ExxonMobil (XOM -0.24%) reaffirmed its plan to spend between $30 billion and $35 billion per year through 2025 on capital projects, including up to $33 billion in 2020. That confirmation comes even though the energy markets have weakened considerably this year due to the COVID-19 coronavirus outbreak. The price of oil has plunged 20% in 2020, while natural gas is down to levels not seen since the 1990s. 

Speaking at the company's annual investor day meeting, CEO Darren Wood stated that Exxon is "mindful of the current market environment." However, Woods said that Exxon plans to maintain its current strategy of "leaning into this market when others have pulled back." 

An offshore oil production platform at sunset.

Image source: Getty Images.

Exxon intends to use "the strength of our balance sheet to invest through the cycle," according to Woods.
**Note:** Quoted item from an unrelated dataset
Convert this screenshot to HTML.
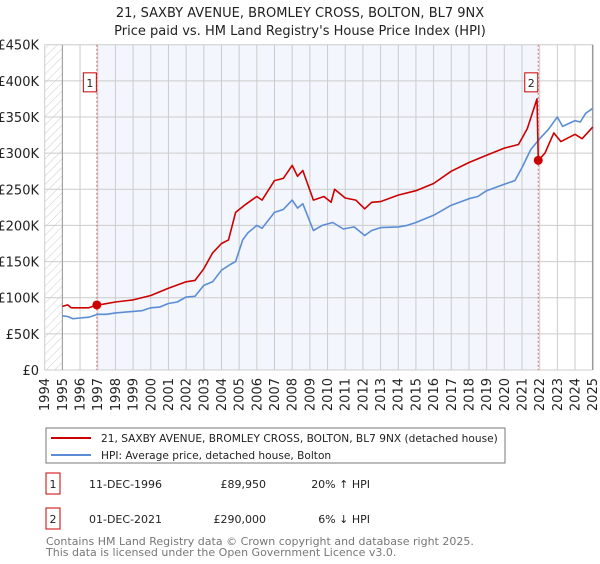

As such, it will outspend its cash flow when necessary to maintain its investment pace while also continuing to increase its dividend as it has for the last 37 consecutive years. It also aims to sell $15 billion in assets to help finance its investment plan. 

While Exxon isn't making any changes to its planned investment level, it is adjusting its development plan. Most notably, it will operate at a reduced pace in the Permian Basin over the next two years compared to its previous outlook. However, it still expects to produce more than 1 million barrels of oil equivalent per day from the region by 2024. 

Exxon fully believes that energy demand will grow in the coming years. That's why it's taking advantage of the current environment to invest while costs are lower so that it can cash in on more favorable future market conditions.